John Keogh was cutting the hedge in his back garden when he got the call. At 78, the former Shamrock Rovers great, who shared a testimonial in 1967 with Pat Courtney, thought he wouldn't be kicking a football again. But he was wrong.
John was about to be introduced to the world of Walking Football.
"I went up to Poppintree, where they have indoor and outdoor pitches," he recalls. "And found I knew some of the lads from when we played schoolboy football. It's great to be mixing with guys who played football all those years ago and now they're doing it again - at walking pace."
Walking Football is becoming a craze.
In England, there are hundreds of clubs and television exposure has helped spread the message that men, and women, over 50 can enjoy this sport without fear of injury.
Paul Cumiskey is evangelical about the sport.
"I'd played football," he says. "But there came a time when I wasn't up to speed any more. When I saw walking football on television, I looked around to see if we had it here."
Paul's research lead him to Poppintree where the sport was being encouraged through the Bohemians Foundation. He was hooked.
Today, he's so enthusiastic he has a flyer printed to promote the sport.
"Walking football is a slower paced version of the game which is acceptable to all regardless of age, health or ability," he explains.

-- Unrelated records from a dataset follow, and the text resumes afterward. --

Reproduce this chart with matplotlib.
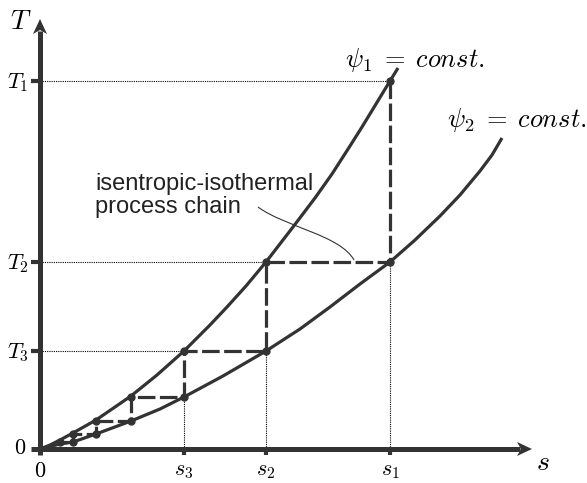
import matplotlib
matplotlib.use("Agg")
import matplotlib.pyplot as plt
from matplotlib.path import Path
from matplotlib.patches import PathPatch, Polygon

plt.rcParams['mathtext.fontset'] = 'cm'

# ---- data (arbitrary units) ----
psi1_s = [0, 10, 20, 33, 56, 75, 91, 117, 144, 170, 187, 206, 226, 253, 275, 292,
          310, 322, 336, 350, 358]
psi1_T = [0, 4, 9, 16, 29, 42, 53, 74, 98, 124, 142, 163, 187, 222, 251, 275,
          303, 322, 345, 368, 381]
psi2_s = [0, 20, 33, 56, 91, 120, 144, 183, 226, 260, 290, 320, 350, 375, 400,
          420, 440, 452, 462]
psi2_T = [0, 5, 7, 15, 28, 40, 52, 73, 98, 120, 142, 165, 187, 209, 233,
          254, 278, 294, 311]

chain_s = [350, 226, 144, 91, 56, 33, 20]
chain_T = [368, 187, 98, 52, 28, 15, 7]

s_ticks = [144, 226, 350]
s_labels = ['$s_3$', '$s_2$', '$s_1$']
T_ticks = [368, 187, 98]
T_labels = ['$T_1$', '$T_2$', '$T_3$']

s_max = 492
T_max = 430

dark = '#333333'

fig = plt.figure(figsize=(5.87, 4.83), dpi=100)
ax = fig.add_axes([0, 0, 1, 1])
ax.set_xlim(-40, 547)
ax.set_ylim(-34, 449)
ax.axis('off')

# axes with stealth arrows
ax.plot([-9, s_max - 12], [0, 0], color=dark, lw=3.6, solid_capstyle='butt', zorder=3)
ax.plot([0, 0], [-6, T_max - 12], color=dark, lw=3.6, solid_capstyle='butt', zorder=3)
L, W, N = 15, 7, 4
ax.add_patch(Polygon([(s_max, 0), (s_max - L, W), (s_max - L + N, 0), (s_max - L, -W)],
                     closed=True, color=dark, lw=0, zorder=3))
ax.add_patch(Polygon([(0, T_max), (W, T_max - L), (0, T_max - L + N), (-W, T_max - L)],
                     closed=True, color=dark, lw=0, zorder=3))

# ticks
for s in s_ticks:
    ax.plot([s, s], [0, -6], color=dark, lw=3.0, solid_capstyle='butt', zorder=3)
for T in T_ticks:
    ax.plot([0, -9], [T, T], color=dark, lw=3.0, solid_capstyle='butt', zorder=3)

# curves
ax.plot(psi1_s, psi1_T, color=dark, lw=2.3, zorder=2, solid_capstyle='butt')
ax.plot(psi2_s, psi2_T, color=dark, lw=2.3, zorder=2, solid_capstyle='butt')

# process chain
path_s, path_T = [], []
for k in range(len(chain_s)):
    path_s.append(chain_s[k]); path_T.append(chain_T[k])
    if k + 1 < len(chain_s):
        path_s.append(chain_s[k]); path_T.append(chain_T[k + 1])
ax.plot(path_s, path_T, color=dark, lw=2.3, dashes=(5.5, 1.4), zorder=2)
ax.plot(path_s, path_T, 'o', color=dark, ms=5, zorder=4)

# dotted guide lines
for k in range(3):
    ax.plot([0, chain_s[k]], [chain_T[k], chain_T[k]], color='black', lw=0.8,
            ls=(0, (1, 1)), zorder=1)
    ax.plot([chain_s[k], chain_s[k]], [0, chain_T[k + 1]], color='black', lw=0.8,
            ls=(0, (1, 1)), zorder=1)

# labels
fs = 16
for s, lab in zip(s_ticks, s_labels):
    ax.text(s, -12, lab, ha='center', va='top', fontsize=fs)
ax.text(0, -12, '$0$', ha='center', va='top', fontsize=fs)
for T, lab in zip(T_ticks, T_labels):
    ax.text(-11, T - 2, lab, ha='right', va='center', fontsize=fs)
ax.text(-14, 1, '$0$', ha='right', va='center', fontsize=fs)
ax.text(-19, 428, '$T$', ha='center', va='center', fontsize=20)
ax.text(503, -13, '$s$', ha='center', va='center', fontsize=20)

ax.text(375, 389, r'$\psi_1\;=\;const.$', ha='center', va='center', fontsize=19)
ax.text(477, 329, r'$\psi_2\;=\;const.$', ha='center', va='center', fontsize=19)

ax.text(55, 276, 'isentropic-isothermal\nprocess chain', ha='left', va='top',
        fontsize=17, family='Liberation Sans', color='#222222', linespacing=1.05)

verts = [(218, 242), (245, 222), (300, 214), (314, 189)]
leader = PathPatch(Path(verts, [Path.MOVETO, Path.CURVE4, Path.CURVE4, Path.CURVE4]),
                   fill=False, lw=0.8, color=dark, zorder=2)
ax.add_patch(leader)

fig.savefig('out.png', dpi=100)
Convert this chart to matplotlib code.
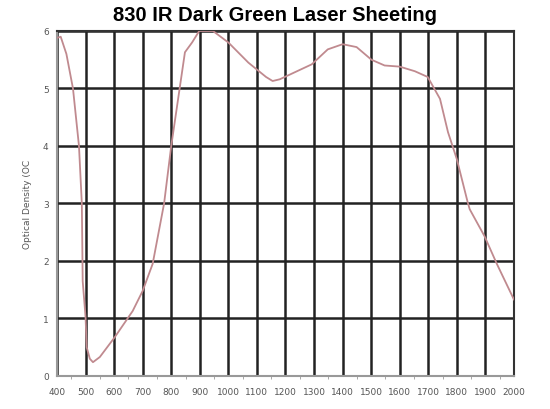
import matplotlib.pyplot as plt
import numpy as np

# wavelength (nm) and optical density
wavelength = [400, 413, 433, 456, 477, 487, 490, 500, 504, 515, 526, 550, 603,
              665, 700, 735, 775, 800, 848, 873, 898, 946, 1000, 1070, 1132,
              1155, 1180, 1292, 1348, 1400, 1449, 1501, 1547, 1600, 1653,
              1698, 1741, 1769, 1800, 1838, 1845, 1897, 1940, 1995, 2000]
density = [5.88, 5.9, 5.6, 5.0, 4.0, 3.0, 1.65, 1.03, 0.5, 0.3, 0.24, 0.33,
           0.68, 1.13, 1.48, 1.95, 3.0, 4.0, 5.63, 5.8, 6.0, 6.0, 5.8, 5.45,
           5.2, 5.13, 5.16, 5.42, 5.68, 5.77, 5.72, 5.5, 5.4, 5.38, 5.3, 5.2,
           4.82, 4.24, 3.77, 3.02, 2.9, 2.43, 1.95, 1.38, 1.33]

x_ticks = np.arange(400, 2001, 100)
y_ticks = np.arange(0, 7, 1)

fig = plt.figure(figsize=(5.5, 4.1), dpi=100)
ax = fig.add_axes([0.1036, 0.0805, 0.8309, 0.8415])

ax.plot(wavelength, density, color="#c08a8f", lw=1.3, zorder=3)

ax.set_xlim(400, 2000)
ax.set_ylim(0, 6)
ax.set_xticks(x_ticks)
ax.set_yticks(y_ticks)
ax.set_xticks(np.arange(450, 2000, 100), minor=True)
ax.grid(True, which="major", color="#222222", lw=1.8, zorder=1)

for side in ["left", "bottom"]:
    ax.spines[side].set_color("#999999")
    ax.spines[side].set_linewidth(1.5)
for side in ["top", "right"]:
    ax.spines[side].set_color("#333333")
    ax.spines[side].set_linewidth(1.5)

ax.tick_params(axis="both", which="major", length=0, labelsize=6.5,
               labelcolor="#555555", pad=6)
ax.tick_params(axis="x", which="minor", length=2, color="#999999")
ax.tick_params(axis="x", pad=8)

ax.set_ylabel("Optical Density (OC", fontsize=6.5, color="#555555", labelpad=8)
fig.suptitle("830 IR Dark Green Laser Sheeting", fontsize=14.5,
             fontweight="bold", family="Liberation Sans", y=0.985)

fig.savefig("out.png", dpi=100)
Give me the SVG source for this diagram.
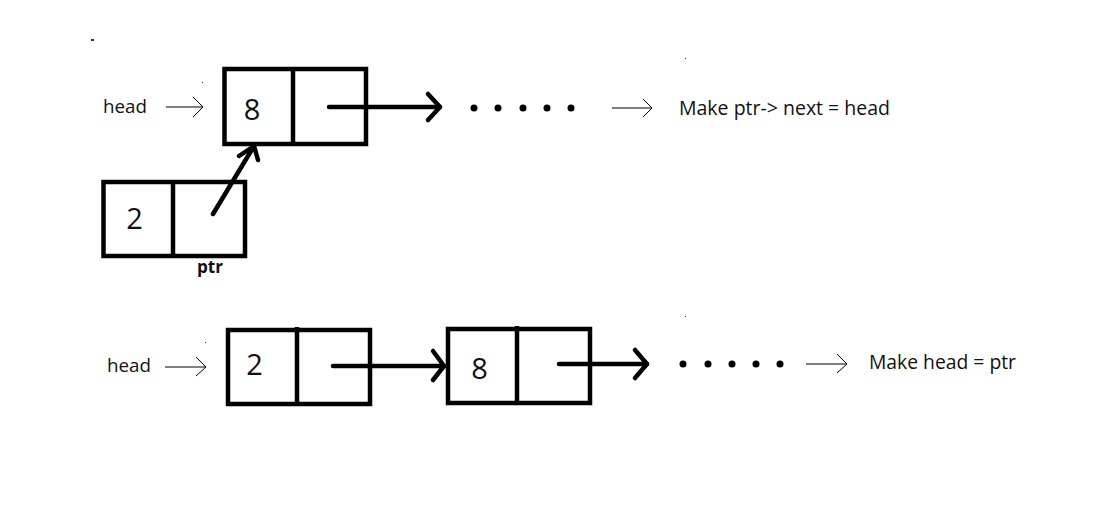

"Due to its health and fitness benefits, and strong sense of fun and enjoyment, walking football can help keep people playing, even those whose joints might just be a little bit rusty."
Remember the referee with the long blonde Roy of the Rovers hair? That's Paul Cumiskey.
Paul is 54 now and can't get enough of Walking Football. He's even set up a Facebook page, Walking Football Dublin, to help spread the word.
"It doesn't make a difference if people haven't played before," he explains. "The game centres around the following key principles: no running, non contact, no kicking the ball above head height. Apart from that, it's an ordinary game of football."
Although there's been Walking Football played here for the last few years, Ireland is lagging behind England.
"We're still playing with bibs but a lot of visiting teams have full strips with crests and everything," says Paul enviously. But part of the charm of this sport is its inclusivity. Women and men, who never played football before, have been getting their game.
"It's all about participation," says Paul. "When people try it, they love it. There's nothing at stake. We try to even up the teams. Numbers are increasing so there are plans to get games going wherever and whenever there's interest."
Former footballers enjoy the experience. While most have had knee or hip jobs done over the years, they feel comfortable getting to knock a ball about at walking pace.
"Tackling isn't part of the game," says John Keogh. "It's great for men of my age to be able to enjoy it without fear of being hurt. When I played my first game, I thought, "I'd love to be able to do this at least once a week." It keeps the body in good shape. You've got to concentrate when playing. It's terrific. It's gone from good to great."
Walking Football is being supported by the FAI Grassroots initiative.
"John Delaney is right behind this," says Paul Cumiskey. "He often drops in to see us when we play at Abbotstown. We had John Giles drop in recently. It was a great buzz for the lads to meet and chat with John."
While Paul gets his kicks three or four days a week in Dublin, it's his trips to play in Portugal that have shown him what's possible.
"I've been in the Algarve playing in tournaments four times this year," he says. "The novelty of drinking at the pool and so on is gone. The ex-pats are now playing walking football. It gets a bit serious at that level. They have tournaments and referees."
Paul is hoping to put together a team from here to take part in a tournament in Albufeira in April.
"We're beginning to get enough players involved now to start having competitive teams," he says.